While the bulk carrier was discharging a cargo of grain, it started to rain heavily requiring the closure of the cargo hold hatch covers as is customary for water sensitive cargoes. The hatch covers were hydraulically operated hinged panels and during the closing procedure, the main hydraulic supply line ruptured causing oil to spray onto the deck, which then flowed aft with the rain water along the side of the main deck. As the deck scuppers where plugged, the oil was initially contained, however, water accumulation adjacent to the accommodation ladder up to the level of the raised deck edge plate resulted in the oil spilling over the ship’s side into the harbour. The crew reacted quickly and efficiently in dealing with the spill and reporting the incident to the port authorities.
- The leak was found to originate from a small pinhole in the hydraulic pipe, which was protected with anti-corrosive tape.
- There was no indication of improper maintenance and it was thought that the leak occurred either due to a manufacturing defect or moisture somehow becoming trapped inside the tape which could promote hidden local corrosion.

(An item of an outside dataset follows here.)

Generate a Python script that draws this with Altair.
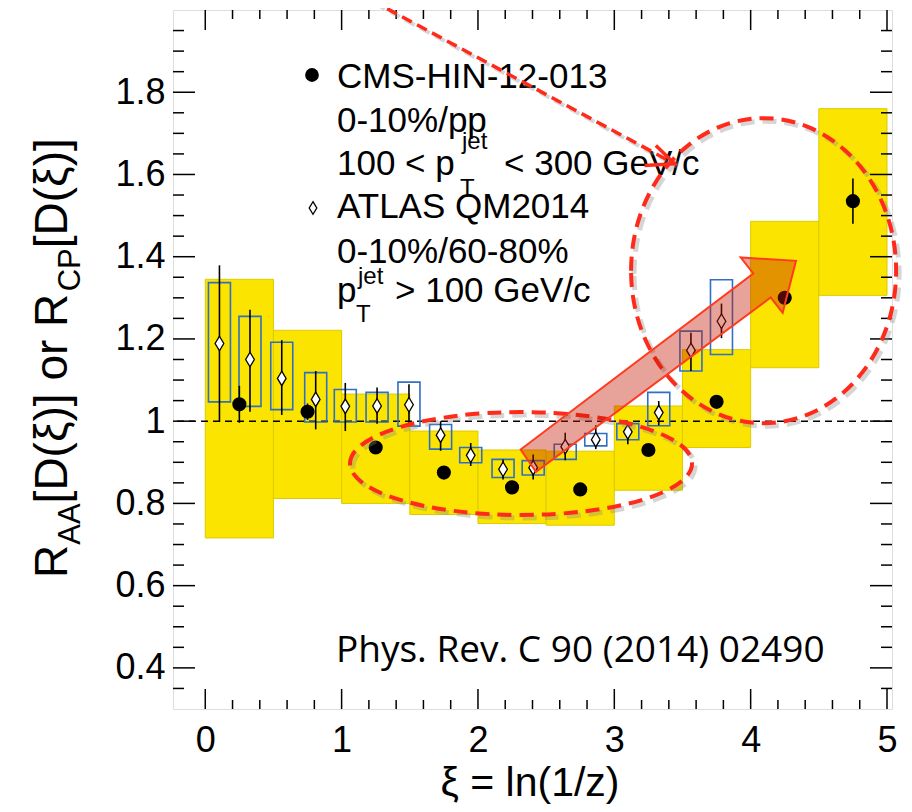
import altair as alt
import pandas as pd

# ---------------- data ----------------
# CMS-HIN-12-013 (0-10%/pp), bins of width 0.5
cms_bin_lo = [0.0, 0.5, 1.0, 1.5, 2.0, 2.5, 3.0, 3.5, 4.0, 4.5]
cms_bin_hi = [0.5, 1.0, 1.5, 2.0, 2.5, 3.0, 3.5, 4.0, 4.5, 5.0]
cms_x = [0.25, 0.75, 1.25, 1.75, 2.25, 2.75, 3.25, 3.75, 4.25, 4.75]
cms_y = [1.041, 1.023, 0.936, 0.875, 0.839, 0.834, 0.930, 1.047, 1.300, 1.535]
cms_stat = [0.045, 0.02, 0.01, 0.01, 0.01, 0.01, 0.01, 0.01, 0.012, 0.055]
cms_sys_lo = [0.716, 0.812, 0.800, 0.773, 0.751, 0.747, 0.832, 0.936, 1.130, 1.306]
cms_sys_hi = [1.345, 1.221, 1.066, 0.976, 0.930, 0.927, 1.037, 1.174, 1.486, 1.760]

# ATLAS QM2014 (0-10%/60-80%)
atlas_x = [0.104, 0.328, 0.561, 0.810, 1.027, 1.260, 1.494, 1.726, 1.947,
           2.184, 2.405, 2.640, 2.864, 3.099, 3.326, 3.562, 3.786]
atlas_y = [1.189, 1.150, 1.104, 1.053, 1.036, 1.037, 1.040, 0.966, 0.917,
           0.883, 0.887, 0.938, 0.955, 0.974, 1.021, 1.172, 1.243]
atlas_err_lo = [0.998, 1.023, 1.015, 0.980, 0.976, 0.994, 0.996, 0.928, 0.891,
                0.858, 0.858, 0.905, 0.932, 0.944, 0.990, 1.122, 1.202]
atlas_err_hi = [1.379, 1.271, 1.197, 1.122, 1.093, 1.082, 1.090, 1.000, 0.947,
                0.907, 0.919, 0.972, 0.990, 0.996, 1.049, 1.215, 1.286]
atlas_sys_lo = [1.047, 1.036, 1.028, 0.998, 0.998, 0.998, 0.988, 0.932, 0.899,
                0.863, 0.869, 0.907, 0.940, 0.955, 0.989, 1.122, 1.162]
atlas_sys_hi = [1.337, 1.255, 1.192, 1.118, 1.077, 1.070, 1.095, 0.992, 0.936,
                0.907, 0.904, 0.944, 0.970, 0.994, 1.070, 1.219, 1.344]

# axis ticks
x_major = [0, 1, 2, 3, 4, 5]
x_minor = [0.2, 0.4, 0.6, 0.8, 1.2, 1.4, 1.6, 1.8, 2.2, 2.4, 2.6, 2.8,
           3.2, 3.4, 3.6, 3.8, 4.2, 4.4, 4.6, 4.8]
y_major = [0.4, 0.6, 0.8, 1.0, 1.2, 1.4, 1.6, 1.8]
y_minor = [0.35, 0.45, 0.5, 0.55, 0.65, 0.7, 0.75, 0.85, 0.9, 0.95, 1.05, 1.1,
           1.15, 1.25, 1.3, 1.35, 1.45, 1.5, 1.55, 1.65, 1.7, 1.75, 1.85, 1.9, 1.95]
ref_line = [1.0]

# annotations (slide overlay): centres / anchors in data units
ellipse_low = {"x": 2.316, "y": 0.897}
ellipse_high = {"x": 4.095, "y": 1.366}
big_arrow_tail = {"x": 2.369, "y": 0.904}
dash_arrow_x = [1.224, 3.442]
dash_arrow_y = [2.023, 1.626]

# ---------------- chart ----------------
W, H = 719, 699
FONT = "Liberation Sans"
RED = "#FF2A1A"
SHADOW = "#8a8a8a"
# a 3-pixel drop-shadow offset expressed in data units
SDX, SDY = 3 / 138.3, -3 / 411.6

xs = alt.Scale(domain=[-0.2, 5.0], nice=False, zero=False)
ys = alt.Scale(domain=[0.3, 2.0], nice=False, zero=False)
xaxis = alt.Axis(values=x_major, format="~g", ticks=False, domain=False, grid=False,
                 labelFont=FONT, labelFontSize=36, labelColor="black",
                 labelPadding=14, title=None, labelFlush=False)
yaxis = alt.Axis(values=y_major, format="~g", ticks=False, domain=False, grid=False,
                 labelFont=FONT, labelFontSize=36, labelColor="black",
                 labelPadding=8, title=None)


def X(f):
    return alt.X(f, type="quantitative", scale=xs, axis=xaxis)


def Y(f):
    return alt.Y(f, type="quantitative", scale=ys, axis=yaxis)


cms = pd.DataFrame({"lo": cms_bin_lo, "hi": cms_bin_hi, "x": cms_x, "y": cms_y,
                    "e": cms_stat, "slo": cms_sys_lo, "shi": cms_sys_hi})
cms["elo"] = cms["y"] - cms["e"]
cms["ehi"] = cms["y"] + cms["e"]
atl = pd.DataFrame({"x": atlas_x, "y": atlas_y, "elo": atlas_err_lo, "ehi": atlas_err_hi,
                    "slo": atlas_sys_lo, "shi": atlas_sys_hi})

layers = []

# CMS systematic boxes
layers.append(alt.Chart(cms).mark_rect(fill="#FAE400", stroke="#DCCB00", strokeWidth=1).encode(
    x=X("lo"), x2="hi", y=Y("slo"), y2="shi"))

# dashed line at 1
layers.append(alt.Chart(pd.DataFrame({"v": ref_line})).mark_rule(
    color="black", strokeWidth=1.5, strokeDash=[7, 5]).encode(y=Y("v")))

# ATLAS systematic boxes
layers.append(alt.Chart(atl).mark_bar(width=22, fillOpacity=0, stroke="#2F70C4",
                                       strokeWidth=1.6).encode(
    x=X("x"), y=Y("slo"), y2="shi"))

# error bars
layers.append(alt.Chart(atl).mark_rule(color="black", strokeWidth=1.6).encode(
    x=X("x"), y=Y("elo"), y2="ehi"))
layers.append(alt.Chart(cms).mark_rule(color="black", strokeWidth=1.6).encode(
    x=X("x"), y=Y("elo"), y2="ehi"))

DIAMOND = "M0,-1L0.6,0L0,1L-0.6,0Z"
layers.append(alt.Chart(atl).mark_point(shape=DIAMOND, size=210, filled=True, fill="white",
                                         stroke="black", strokeWidth=1.3, opacity=1).encode(
    x=X("x"), y=Y("y")))
layers.append(alt.Chart(cms).mark_point(shape="circle", size=200, filled=True, color="black",
                                         opacity=1).encode(x=X("x"), y=Y("y")))


# ticks (inward, ROOT style) on all four sides
def xticks(vals, length):
    d = pd.DataFrame({"v": vals})
    b = alt.Chart(d).mark_rule(color="black", strokeWidth=1.5).encode(
        x=X("v"), y=alt.value(H), y2=alt.value(H - length))
    t = alt.Chart(d).mark_rule(color="black", strokeWidth=1.5).encode(
        x=X("v"), y=alt.value(0), y2=alt.value(length))
    return [b, t]


def yticks(vals, length):
    d = pd.DataFrame({"v": vals})
    l = alt.Chart(d).mark_rule(color="black", strokeWidth=1.5).encode(
        y=Y("v"), x=alt.value(0), x2=alt.value(length))
    r = alt.Chart(d).mark_rule(color="black", strokeWidth=1.5).encode(
        y=Y("v"), x=alt.value(W), x2=alt.value(W - length))
    return [l, r]


layers += xticks(x_major, 20) + xticks(x_minor, 9)
layers += yticks(y_major, 22) + yticks(y_minor, 11)


def txt(s, x, y, size, font=FONT, angle=0, align="left", color="black"):
    return alt.Chart(pd.DataFrame({"t": [s]})).mark_text(
        font=font, fontSize=size, angle=angle, align=align, baseline="alphabetic",
        color=color).encode(text="t:N", x=alt.value(x), y=alt.value(y))


# legend
LF = 35
SF = 24
layers.append(alt.Chart(pd.DataFrame({"t": [0]})).mark_point(
    shape="circle", size=190, filled=True, color="black", opacity=1).encode(
    x=alt.value(139), y=alt.value(65)))
layers.append(alt.Chart(pd.DataFrame({"t": [0]})).mark_point(
    shape=DIAMOND, size=160, filled=True, fill="white", stroke="black", strokeWidth=1.3,
    opacity=1).encode(x=alt.value(140), y=alt.value(198)))
layers += [
    txt("CMS-HIN-12-013", 164, 78, LF),
    txt("0-10%/pp", 164, 122, LF),
    txt("100 < p", 164, 165, LF),
    txt("jet", 289, 139, SF),
    txt("T", 287, 186, SF),
    txt("< 300 GeV/c", 331, 165, LF),
    txt("ATLAS QM2014", 164, 208, LF),
    txt("0-10%/60-80%", 164, 253, LF),
    txt("p", 164, 292, LF),
    txt("jet", 185, 274, SF),
    txt("T", 183, 312, SF),
    txt("> 100 GeV/c", 222, 292, LF),
    txt("Phys. Rev. C 90 (2014) 02490", 163, 652, 37, font="Open Sans"),
]

# axis titles
layers.append(txt("ξ = ln(1/z)", 357, 786, 41, align="center"))
YT, YS = 46, 31
bx, sx = -106, -93
layers += [
    txt("R", bx, 568, YT, angle=270),
    txt("AA", sx, 534.8, YS, angle=270),
    txt("[D(ξ)] or R", bx, 493.4, YT, angle=270),
    txt("CP", sx, 281.3, YS, angle=270),
    txt("[D(ξ)]", bx, 238.2, YT, angle=270),
]

# ---- slide annotations ----
ELL1 = "M-1,0A1,0.301 0 1,1 1,0A1,0.301 0 1,1 -1,0Z"
ELL2 = "M-0.869,0A0.869,1 0 1,1 0.869,0A0.869,1 0 1,1 -0.869,0Z"
for c, path, sz in [(ellipse_low, ELL1, 342 ** 2), (ellipse_high, ELL2, 305 ** 2)]:
    sh = {"x": c["x"] + SDX, "y": c["y"] + SDY}
    layers.append(alt.Chart(pd.DataFrame([sh])).mark_point(
        shape=path, size=sz, filled=False, stroke=SHADOW, strokeWidth=5,
        strokeDash=[14, 8], opacity=0.35).encode(x=X("x"), y=Y("y")))
    layers.append(alt.Chart(pd.DataFrame([c])).mark_point(
        shape=path, size=sz, filled=False, stroke=RED, strokeWidth=4,
        strokeDash=[14, 8], opacity=1).encode(x=X("x"), y=Y("y")))

ARROW = ("M-7.6,-11.2L225,-187.2L212.4,-203.2L267.7,-199.8L254.4,-147.8"
         "L242.4,-163.2L7.7,11.2Z")
layers.append(alt.Chart(pd.DataFrame([big_arrow_tail])).mark_point(
    shape=ARROW, size=4, filled=True, fill="#C41800", fillOpacity=0.4, stroke="#FF3B1F",
    strokeWidth=2, opacity=1).encode(x=X("x"), y=Y("y")))

dash_df = pd.DataFrame({"x": dash_arrow_x, "y": dash_arrow_y})
layers.append(alt.Chart(dash_df).transform_calculate(
    x=f"datum.x + {SDX}", y=f"datum.y + {SDY}").mark_line(
    color=SHADOW, strokeWidth=4, strokeDash=[11, 6], opacity=0.35).encode(
    x=X("x"), y=Y("y")))
layers.append(alt.Chart(dash_df).mark_line(
    color=RED, strokeWidth=3.5, strokeDash=[11, 6]).encode(x=X("x"), y=Y("y")))
HEAD = "M-18.7,-18.3L0,0L-30,1.7"
layers.append(alt.Chart(pd.DataFrame({"x": [dash_arrow_x[1]], "y": [dash_arrow_y[1]]})).mark_point(
    shape=HEAD, size=4, filled=False, stroke=RED, strokeWidth=3.5, opacity=1).encode(
    x=X("x"), y=Y("y")))

chart = alt.layer(*layers).properties(
    width=W, height=H,
    autosize=alt.AutoSizeParams(type="none"),
    padding={"left": 165, "top": 2, "right": 12, "bottom": 103},
).configure_view(stroke="black", strokeWidth=1.5).configure(background="white")

chart.save("out.html", embed_options={"renderer": "svg", "actions": False})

- Keeping deck scuppers plugged for the duration of a vessel’s stay in port is good practice. However, in conditions of rain it is important that the crew regularly remove any water collecting within the main deck containment, preferably by being drained or transferred into a designated slop tank. In this case, the vessel was fitted with deck drain valves for just this purpose. The excessive amount of water pooling at the after end of the main deck removed any effective deck containment in the event of an oil spill.
- Although the spill amounted to only a few litres of hydraulic oil, such pollution incidents could potentially expose ship owners and crew to heavy penalties and risk of prosecution.